Assuming that the Speaker grants their application, they will go on to mark out several days in the Commons to introduce a bill to force Mr Johnson into asking the EU for another extension to the Article 50 divorce process.
This process mirrors one successfully used by MPs Yvette Cooper and Oliver Letwin to pass legislation which required the government to delay Brexit in the spring.
The agreement reached by opposition parties means that the Labour have, for now, in effect dropped their plan of trying to topple Mr Johnson and then succeed him as a caretaker prime minister to secure an Article 50 extension and then call a general election.
This “nuclear option” of trying to bring down Mr Johnson’s government through a confidence vote is only likely to be attempted as a last resort by MPs to stop a no-deal Brexit.

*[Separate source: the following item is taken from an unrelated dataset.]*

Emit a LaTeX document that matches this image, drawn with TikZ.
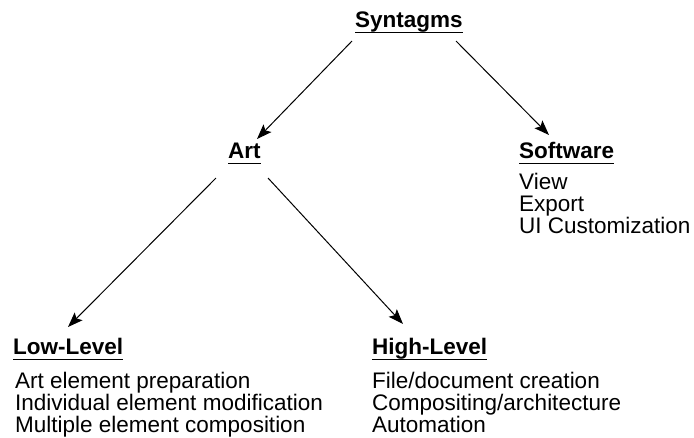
\documentclass[tikz,border=0pt]{standalone}
\usepackage{fontspec}
\setmainfont{Liberation Sans}
\usetikzlibrary{arrows.meta}
\begin{document}
\begin{tikzpicture}[x=1pt,y=-1pt,
  head/.style={anchor=base west,inner sep=0pt,font=\fontsize{22.5}{22}\selectfont\bfseries},
  body/.style={anchor=base west,inner sep=0pt,align=left,font=\fontsize{22.5}{22}\selectfont},
  uline/.style={line width=1.6pt},
  conn/.style={line width=1pt,-{Stealth[length=15pt,width=11pt,inset=3pt]}}]
\useasboundingbox (0,0) rectangle (694,437);
% headings
\node[head] (syn) at (355,27) {Syntagms};
\node[head] (art) at (228,158) {Art};
\node[head] (sw) at (519,158) {Software};
\node[head] (low) at (13,354) {Low-Level};
\node[head] (high) at (372,354) {High-Level};
% underlines
\foreach \n in {syn,art,sw,low,high}
  \draw[uline] ([yshift=-5.5pt]\n.base west) -- ([yshift=-5.5pt]\n.base east);
% bodies (base anchor = last line)
\node[body] (swb) at (519,233) {View\\Export\\UI Customization};
\node[body] (lowb) at (15,432) {Art element preparation\\Individual element modification\\Multiple element composition};
\node[body] (highb) at (372,432) {File/document creation\\Compositing/architecture\\Automation};
% connector end points
\coordinate (s1) at (352,41);
\coordinate (s2) at (456,41);
\coordinate (e1) at (257,139);
\coordinate (e2) at (549,135);
\coordinate (a1) at (216,178);
\coordinate (a2) at (268,178);
\coordinate (e3) at (68,327);
\coordinate (e4) at (403,324);
\draw[conn] (s1) -- (e1);
\draw[conn] (s2) -- (e2);
\draw[conn] (a1) -- (e3);
\draw[conn] (a2) -- (e4);
\end{tikzpicture}
\end{document}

Caroline Lucas, the Green party MP, said a confidence vote would be “risky”. “It could enable Boris Johnson himself to seize the moment and try to hold an election that would happen after October 31 so we could be crashing out of the EU during an election campaign,” she added.
Senior officials in Mr Johnson’s government strongly criticised Mr Corbyn’s decision to work with other opposition parties to stop a no-deal Brexit.
A Downing Street aide, noting the government’s stance that the UK will leave the EU on October 31, said: “It’s utterly perverse that Corbyn and his allies are actively seeking to sabotage the UK’s position. This coalition of anti-democrats should be honest with the British public: they are against us leaving the EU no matter what.”